> EXERCISE TASK
Find every line containing the word "React" and report the count, nothing more.

> SOURCE MATERIAL
++++++++++

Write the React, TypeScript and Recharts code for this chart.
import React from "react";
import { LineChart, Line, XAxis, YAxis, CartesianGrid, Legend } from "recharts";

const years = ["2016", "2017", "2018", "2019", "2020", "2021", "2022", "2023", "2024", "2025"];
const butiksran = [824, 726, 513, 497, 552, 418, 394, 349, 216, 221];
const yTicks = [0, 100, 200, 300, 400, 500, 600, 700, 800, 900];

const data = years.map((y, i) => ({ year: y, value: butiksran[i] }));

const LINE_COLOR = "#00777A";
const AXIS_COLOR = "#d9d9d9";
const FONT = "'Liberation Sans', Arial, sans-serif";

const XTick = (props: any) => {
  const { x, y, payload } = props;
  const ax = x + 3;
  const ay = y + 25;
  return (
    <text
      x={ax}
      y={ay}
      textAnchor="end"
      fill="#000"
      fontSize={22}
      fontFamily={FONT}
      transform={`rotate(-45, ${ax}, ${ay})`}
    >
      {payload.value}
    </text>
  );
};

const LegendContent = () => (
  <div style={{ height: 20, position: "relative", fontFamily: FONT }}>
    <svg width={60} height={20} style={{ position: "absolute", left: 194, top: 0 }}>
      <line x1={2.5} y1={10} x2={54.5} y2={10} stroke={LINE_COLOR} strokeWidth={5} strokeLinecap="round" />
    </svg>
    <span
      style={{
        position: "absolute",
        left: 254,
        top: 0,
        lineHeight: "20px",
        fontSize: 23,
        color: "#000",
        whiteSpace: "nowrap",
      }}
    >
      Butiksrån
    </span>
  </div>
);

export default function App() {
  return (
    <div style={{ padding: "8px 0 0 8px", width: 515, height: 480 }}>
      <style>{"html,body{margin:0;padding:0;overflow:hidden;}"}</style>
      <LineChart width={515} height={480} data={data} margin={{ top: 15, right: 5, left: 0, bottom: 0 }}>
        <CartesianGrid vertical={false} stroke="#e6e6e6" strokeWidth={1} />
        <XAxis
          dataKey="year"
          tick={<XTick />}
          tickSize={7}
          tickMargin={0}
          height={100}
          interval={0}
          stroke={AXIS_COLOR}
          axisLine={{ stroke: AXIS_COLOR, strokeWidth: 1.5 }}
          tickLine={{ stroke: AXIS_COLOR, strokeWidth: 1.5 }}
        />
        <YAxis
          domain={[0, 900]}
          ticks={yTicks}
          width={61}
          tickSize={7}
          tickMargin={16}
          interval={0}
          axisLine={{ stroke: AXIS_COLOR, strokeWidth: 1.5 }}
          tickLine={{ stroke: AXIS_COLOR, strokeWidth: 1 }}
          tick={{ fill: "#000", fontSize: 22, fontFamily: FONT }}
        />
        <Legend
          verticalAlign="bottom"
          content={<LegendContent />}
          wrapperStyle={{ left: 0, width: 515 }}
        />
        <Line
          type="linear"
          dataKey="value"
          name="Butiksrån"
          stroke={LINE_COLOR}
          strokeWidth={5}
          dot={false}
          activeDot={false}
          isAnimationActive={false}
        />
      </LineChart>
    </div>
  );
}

++++++++++

> FINISHED TASK
2